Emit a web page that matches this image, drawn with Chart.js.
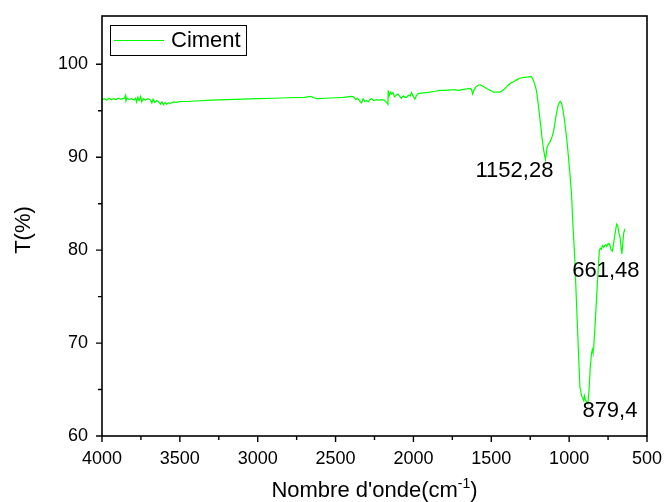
<!DOCTYPE html>
<html>
<head>
<meta charset="utf-8">
<title>Ciment - IR</title>
<script src="https://cdn.jsdelivr.net/npm/chart.js@4.4.1/dist/chart.umd.min.js"></script>
<style>
  html, body { margin: 0; padding: 0; background: #fff; }
  #wrap { width: 665px; height: 502px; }
</style>
</head>
<body>
<div id="wrap"><canvas id="chartCanvas" width="665" height="502"></canvas></div>
<script>
// ---------------- Spectrum data ----------------
const wavenumber = [
  4000, 3985, 3970, 3955, 3940, 3925, 3910, 3895, 3880, 3865, 3855, 3850, 3846, 3838, 3825, 3810,
  3795, 3785, 3778, 3770, 3762, 3752, 3745, 3735, 3720, 3705, 3690, 3680, 3672, 3660, 3648, 3635,
  3625, 3615, 3605, 3595, 3585, 3575, 3560, 3540, 3520, 3500, 3450, 3400, 3300, 3200, 3100, 3000,
  2900, 2800, 2700, 2660, 2640, 2620, 2560, 2500, 2450, 2400, 2385, 2370, 2360, 2345, 2333, 2323,
  2312, 2301, 2290, 2280, 2269, 2255, 2237, 2220, 2200, 2184, 2170, 2164, 2162, 2156, 2148, 2141,
  2132, 2120, 2110, 2098, 2088, 2077, 2065, 2055, 2044, 2030, 2020, 2012, 2000, 1991, 1982, 1970,
  1950, 1920, 1895, 1860, 1831, 1800, 1760, 1730, 1708, 1680, 1655, 1635, 1627, 1620, 1612, 1600,
  1585, 1573, 1560, 1540, 1520, 1500, 1488, 1470, 1446, 1430, 1414, 1395, 1378, 1361, 1340, 1318,
  1290, 1263, 1245, 1235, 1222, 1210, 1200, 1189, 1180, 1172, 1163, 1152.28, 1145, 1141, 1133, 1125,
  1116, 1108, 1099, 1092, 1086, 1078, 1071, 1063, 1056, 1048, 1039, 1030, 1022, 1014, 1007, 997,
  985, 975, 964, 952, 940, 931, 920, 912, 906, 902, 896, 888, 879.4, 872, 864, 856,
  851, 847, 843, 835, 825, 815, 806, 800, 794, 785, 778, 772, 765, 758, 750, 744,
  738, 730, 722, 712, 703, 695, 688, 680, 673, 666, 661.48, 656, 650, 642
];
const transmittance = [
  96.2, 96.3, 96.15, 96.35, 96.2, 96.3, 96.2, 96.35, 96.25, 96.3, 96.4, 96.65, 96.05, 96.35, 96.2, 96.3,
  96.15, 96.35, 95.95, 96.45, 96.1, 96.55, 95.95, 96.3, 96.15, 96.3, 96.2, 95.85, 96.25, 95.9, 96.1, 95.95,
  95.7, 95.95, 95.65, 95.9, 95.7, 95.85, 95.8, 95.95, 95.9, 96.0, 96.0, 96.05, 96.15, 96.2, 96.25, 96.3,
  96.35, 96.4, 96.45, 96.55, 96.4, 96.3, 96.35, 96.4, 96.45, 96.55, 96.5, 96.2, 96.35, 96.05, 95.85, 96.3,
  96.0, 96.1, 95.95, 96.2, 96.3, 96.1, 96.2, 96.15, 96.2, 96.1, 95.85, 95.7, 97.2, 96.6, 97.0, 96.8,
  96.95, 96.5, 96.7, 96.8, 96.55, 96.35, 96.6, 96.45, 96.45, 96.7, 96.6, 96.95, 96.5, 96.25, 96.6, 96.85,
  96.9, 96.95, 97.0, 97.1, 97.2, 97.2, 97.25, 97.25, 97.2, 97.3, 97.35, 97.4, 97.3, 96.8, 97.2, 97.55,
  97.75, 97.8, 97.7, 97.5, 97.3, 97.15, 97.0, 97.0, 97.0, 97.15, 97.35, 97.7, 97.95, 98.1, 98.3, 98.5,
  98.6, 98.65, 98.7, 98.5, 97.9, 97.2, 95.9, 94.3, 93.0, 91.8, 90.7, 89.75, 90.6, 91.1, 91.4, 91.6,
  91.9, 92.3, 92.9, 93.6, 94.3, 95.0, 95.55, 95.9, 96.0, 95.8, 95.0, 94.0, 92.9, 91.7, 90.5, 88.6,
  86.1, 82.5, 79.2, 74.0, 69.0, 65.3, 64.3, 64.1, 63.8, 64.3, 63.9, 63.7, 63.5, 65.0, 67.5, 68.9,
  69.3, 69.0, 69.4, 71.5, 74.5, 77.5, 80.0, 80.2, 80.1, 80.5, 80.3, 80.5, 80.6, 80.4, 80.7, 80.7,
  80.5, 80.0, 79.9, 81.0, 82.0, 82.8, 82.6, 81.8, 81.4, 80.2, 79.6, 80.6, 81.8, 82.3
];

// labelled bands
const peakWavenumber = [1152.28, 879.4, 661.48];
const peakText = ["1152,28", "879,4", "661,48"];

// axis ticks
const xMajor = [4000, 3500, 3000, 2500, 2000, 1500, 1000, 500];
const xMinor = [3750, 3250, 2750, 2250, 1750, 1250, 750];
const yMajor = [60, 70, 80, 90, 100];
const yMinor = [65, 75, 85, 95];

const seriesName = "Ciment";
const lineColor = "#00ff00";
const fontFamily = '"Liberation Sans", Arial, Helvetica, sans-serif';

Chart.defaults.font.family = fontFamily;
Chart.defaults.color = "#000";

// ---------------- Frame, ticks, titles, labels ----------------
const decorations = {
  id: "decorations",
  afterDatasetsDraw(chart) {
    const { ctx, chartArea: a, scales: { x, y } } = chart;
    ctx.save();

    // box around the plot
    ctx.strokeStyle = "#000";
    ctx.lineWidth = 1.6;
    ctx.strokeRect(a.left, a.top, a.right - a.left, a.bottom - a.top);

    // outward tick marks
    ctx.beginPath();
    xMajor.forEach((v) => { const p = x.getPixelForValue(v); ctx.moveTo(p, a.bottom); ctx.lineTo(p, a.bottom + 6); });
    xMinor.forEach((v) => { const p = x.getPixelForValue(v); ctx.moveTo(p, a.bottom); ctx.lineTo(p, a.bottom + 4); });
    yMajor.forEach((v) => { const p = y.getPixelForValue(v); ctx.moveTo(a.left, p); ctx.lineTo(a.left - 6, p); });
    yMinor.forEach((v) => { const p = y.getPixelForValue(v); ctx.moveTo(a.left, p); ctx.lineTo(a.left - 4, p); });
    ctx.lineWidth = 1.4;
    ctx.stroke();

    ctx.fillStyle = "#000";

    // band labels
    const offsets = [[-31, 11], [22, 7], [-16, 17]];
    ctx.font = "22px " + fontFamily;
    ctx.textAlign = "center";
    ctx.textBaseline = "middle";
    peakWavenumber.forEach((w, i) => {
      const idx = wavenumber.indexOf(w);
      const px = x.getPixelForValue(w);
      const py = y.getPixelForValue(transmittance[idx]);
      ctx.fillText(peakText[i], px + offsets[i][0], py + offsets[i][1]);
    });

    // y title
    ctx.save();
    ctx.translate(24, (a.top + a.bottom) / 2 + 4);
    ctx.rotate(-Math.PI / 2);
    ctx.textAlign = "center";
    ctx.textBaseline = "middle";
    ctx.fillText("T(%)", 0, 0);
    ctx.restore();

    // x title with superscript
    const main = "Nombre d'onde(cm";
    const sup = "-1";
    const close = ")";
    ctx.textAlign = "left";
    ctx.textBaseline = "alphabetic";
    ctx.font = "22px " + fontFamily;
    const wMain = ctx.measureText(main).width;
    const wClose = ctx.measureText(close).width;
    ctx.font = "14px " + fontFamily;
    const wSup = ctx.measureText(sup).width;
    const total = wMain + wSup + wClose;
    let tx = (a.left + a.right) / 2 - total / 2;
    const base = 497;
    ctx.font = "22px " + fontFamily;
    ctx.fillText(main, tx, base);
    tx += wMain;
    ctx.font = "14px " + fontFamily;
    ctx.fillText(sup, tx, base - 9);
    tx += wSup;
    ctx.font = "22px " + fontFamily;
    ctx.fillText(close, tx, base);

    // legend
    ctx.lineWidth = 1;
    ctx.strokeStyle = "#000";
    ctx.strokeRect(110.5, 25.5, 136, 30);
    ctx.beginPath();
    ctx.moveTo(114, 40.5);
    ctx.lineTo(164, 40.5);
    ctx.strokeStyle = lineColor;
    ctx.lineWidth = 1.2;
    ctx.stroke();
    ctx.textBaseline = "middle";
    ctx.fillText(seriesName, 171, 41);

    ctx.restore();
  },
};

// keep the plot box fixed: no extra room for overhanging tick labels
function fixBox(size) {
  return (s) => {
    if (s.isHorizontal()) s.height = size;
    else s.width = size;
    s.paddingTop = 0;
    s.paddingBottom = 0;
    s.paddingLeft = 0;
    s.paddingRight = 0;
  };
}

// ---------------- Chart ----------------
const ctx = document.getElementById("chartCanvas").getContext("2d");

new Chart(ctx, {
  type: "scatter",
  data: {
    datasets: [
      {
        label: seriesName,
        data: wavenumber.map((w, i) => ({ x: w, y: transmittance[i] })),
        showLine: true,
        borderColor: lineColor,
        backgroundColor: lineColor,
        borderWidth: 1.2,
        pointRadius: 0,
        tension: 0,
      },
    ],
  },
  options: {
    responsive: false,
    animation: false,
    devicePixelRatio: 1,
    layout: { padding: { top: 16, right: 18, left: 0, bottom: 0 } },
    plugins: { legend: { display: false }, tooltip: { enabled: false } },
    scales: {
      x: {
        type: "linear",
        reverse: true,
        min: 500,
        max: 4000,
        grid: { display: false, drawTicks: false },
        border: { display: false },
        ticks: { font: { size: 18 }, padding: 12, maxRotation: 0, color: "#000", callback: (v) => String(v) },
        afterBuildTicks: (s) => { s.ticks = xMajor.map((v) => ({ value: v })); },
        afterFit: fixBox(66),
      },
      y: {
        type: "linear",
        min: 60,
        max: 105.2,
        grid: { display: false, drawTicks: false },
        border: { display: false },
        ticks: { font: { size: 18 }, padding: 14, color: "#000", callback: (v) => String(v) },
        afterBuildTicks: (s) => { s.ticks = yMajor.map((v) => ({ value: v })); },
        afterFit: fixBox(102),
      },
    },
  },
  plugins: [decorations],
});
</script>
</body>
</html>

_ _ _ _ _ _ _

**What is being asked:** Search the listing for the word "with". Copy every line in which it occurs.

**Exercise result:**
Emit a web page that matches this image, drawn with Chart.js.
    // x title with superscript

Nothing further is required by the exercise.